So, you’re looking to purchase your first home….Congratulations! This is a very exciting time!
While going to open houses and researching neighborhood data are equally important, making a financially sound purchase is vital. Here are a few things to keep in mind as you go through the process.
How Do You Know If You’re Financially Ready To Be A Homeowner?
Before you buy a home, pay off all consumer debt – credit cards, car notes, student loans, etc. – and have a fully funded emergency fund (3-6 months worth of expenses). Owning a home can be expensive, and you want to be in the driver seat, directing where your money goes rather than owing someone else.
How Much Can You Afford?
Let’s start by considering a price limit. Unless you have the cash to purchase the home outright, you’ll be taking out a mortgage. Lenders will look at your income and expenses to determine whether you qualify for the loan you’re requesting. Some lenders will approve you for a higher mortgage loan than what you can reasonably afford. Remember that they’re looking to make money, which is not necessarily in your best interest.
Mortgage lenders look at two general ratios: housing expense and total debt. For the housing expense ratio, they’ll look at your total housing costs (including mortgage, insurance, property taxes, private mortgage insurance (PMI), and homeowners association (HOA) fees) and compare those to your gross monthly income. As a general rule, this ratio should not exceed 28%. Banks look more favorably on the loan amount if it is 28% or lower.

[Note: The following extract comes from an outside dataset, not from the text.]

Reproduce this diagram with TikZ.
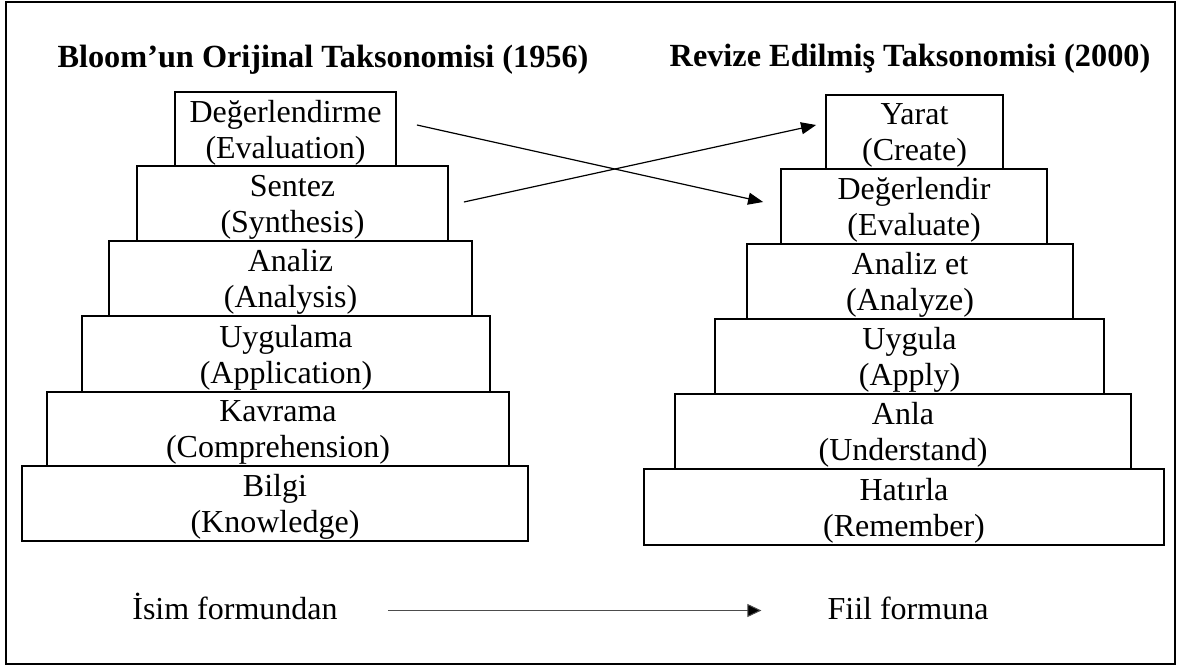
\documentclass[tikz,border=0pt]{standalone}
\usepackage{fontspec}
\setmainfont{Liberation Serif}
\usetikzlibrary{arrows.meta}
\begin{document}
\begin{tikzpicture}[x=1pt,y=-1pt,
  box/.style={draw=black, line width=1.8pt, rectangle, inner sep=0pt, align=center,
    font=\fontsize{32}{36}\selectfont, text depth=0pt},
  ttl/.style={font=\fontsize{32.3}{36}\selectfont\bfseries, inner sep=0pt, anchor=base},
  lbl/.style={font=\fontsize{32}{36}\selectfont, inner sep=0pt, text height=22pt, text depth=5pt},
  arr/.style={line width=1.2pt, -{Triangle[length=15pt,width=12pt]}},
  barr/.style={line width=1pt, draw=black!70, -{Triangle[length=14pt,width=13pt,fill=black]}}
]
\useasboundingbox (0,0) rectangle (1178,666);
\draw[line width=2pt] (6,2) rectangle (1175,664);

\node[ttl] (tl) at (323,68) {Bloom’un Orijinal Taksonomisi (1956)};
\node[ttl] (tr) at (910,67) {Revize Edilmiş Taksonomisi (2000)};

\node[box, minimum width=221pt, minimum height=74pt] (L1) at (285.5,129) {Değerlendirme\\(Evaluation)};
\node[box, minimum width=311pt, minimum height=75pt] (L2) at (292.5,203.5) {Sentez\\(Synthesis)};
\node[box, minimum width=363pt, minimum height=75pt] (L3) at (290.5,278.5) {Analiz\\(Analysis)};
\node[box, minimum width=408pt, minimum height=76pt] (L4) at (286,354) {Uygulama\\(Application)};
\node[box, minimum width=462pt, minimum height=74pt] (L5) at (278,429) {Kavrama\\(Comprehension)};
\node[box, minimum width=506pt, minimum height=75pt] (L6) at (275,503.5) {Bilgi\\(Knowledge)};

\node[box, minimum width=177pt, minimum height=74pt] (R1) at (914.5,132) {Yarat\\(Create)};
\node[box, minimum width=266pt, minimum height=75pt] (R2) at (914,206.5) {Değerlendir\\(Evaluate)};
\node[box, minimum width=326pt, minimum height=75pt] (R3) at (910,281.5) {Analiz et\\(Analyze)};
\node[box, minimum width=389pt, minimum height=75pt] (R4) at (909.5,356.5) {Uygula\\(Apply)};
\node[box, minimum width=456pt, minimum height=75pt] (R5) at (903,431.5) {Anla\\(Understand)};
\node[box, minimum width=520pt, minimum height=76pt] (R6) at (904,507) {Hatırla\\(Remember)};

\coordinate (a1s) at ([xshift=20pt,yshift=4pt]L1.east);
\coordinate (a1e) at ([xshift=-17pt,yshift=4.5pt]R2.west);
\coordinate (a2s) at ([xshift=15pt,yshift=1.5pt]L2.east);
\coordinate (a2e) at ([xshift=-9pt,yshift=7pt]R1.west);
\draw[arr] (a1s) -- (a1e);
\draw[arr] (a2s) -- (a2e);

\node[lbl, anchor=base] (isim) at (235,619) {İsim formundan};
\node[lbl, anchor=base] (fiil) at (908,619) {Fiil formuna};
\draw[barr, shorten <=50pt, shorten >=66pt] (isim.east) -- (fiil.west);
\end{tikzpicture}
\end{document}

Next is the debt ratio. This ratio shows the percentage of your income necessary to cover your monthly debts and housing costs. This debt includes any student loans, installment loans, and older credit balances, all of which are added to your basic housing costs and divided by your gross income. This ratio should not exceed 36%.
While banks will approve you for a 28% housing expense ratio and 36% debt ratio, we suggest you’re debt free and that your total monthly housing costs are 25% or less of your monthly take-home pay. Try this free mortgage calculator to get an estimate of the monthly payment you can comfortably afford.
Additionally, you may need to make a down payment on your purchase. Generally, if you’re able to put down 20% or more, you’ll receive a lower interest rate and avoid having to pay private mortgage insurance (PMI). PMI is insurance that protects your lender (not you) if you fail to make payments, so avoid this if you can.
If 20% down is too high as a first-time home buyer, a smaller down payment of 5-15% is okay, too. No matter how much your down payment is, make sure your monthly note is no more than 25% of your take-home pay.
You also have to budget for closing costs. There’s a home inspection fee, application fees, an appraisal fee, a survey, title, title insurance, and attorney fees, among many others. All these can total anywhere from 3% to 8% of the purchase price.
Finally, don’t overlook the costs of owning a home. In addition to your mortgage payments, you’ll pay for utilities, repairs, insurance, landscaping, trash removal, repairs, appliance replacement, and — get ready for it — repairs. This is why it’s crucial to have a fully funded emergency fund BEFORE buying a home.
Choosing a Mortgage
If possible, we recommend a 15-year fixed conventional mortgage. These typically have higher monthly payments than 30-year mortgages, but you’ll pay off your home in half the time. You’ll end up saving thousands of dollars in interest over time. Having a fixed interest rate means you always know what to expect. Even if you choose a 30-year mortgage, making one extra payment towards the principal each year will reduce your mortgage term by 7 years and save you thousands in interest.
No matter what, avoid adjustable-rate mortgages (ARMs), as your lender can raise your interest rate (thereby increasing your mortgage payment). Just say no!
Choosing a Lender
Talk to several lenders and compare interest rates, fees, and customer service to find one who is the best fit for you.
Get Pre-approved Before House Hunting
Getting pre-approved means your lender has verified your financial information and given you a letter saying how much you can borrow. Preapproval means you’re serious about buying, and it will make your offer more competitive in a tight housing market.
Looking For Your First Home
Most importantly, know yourself! Really consider what you need versus what you want in your first home. You may not be able to buy your “dream home” immediately, and that’s okay. What things are you willing to sacrifice, and what is non-negotiable for you? If you find some of your needs put you at a higher price point, take more time to save for your down payment.
Find a solid real estate agent you trust who can guide you through the home-buying process.
Sharing up to 5 things your house must have (i.e., within a certain mile radius of your job, number of bedrooms and bathrooms, etc.) with your realtor will help you narrow down your search.
Finally, just because you can afford a house’s selling price doesn’t mean that is what it’s worth. It’s important to survey the values of nearby homes, especially those with similar layouts. The more informed you are as a purchaser, the more financially sound your decision will be.
Your first home is likely one of the biggest purchases you’ll ever make. Take your time to do things right, and enjoy the process! You can do it!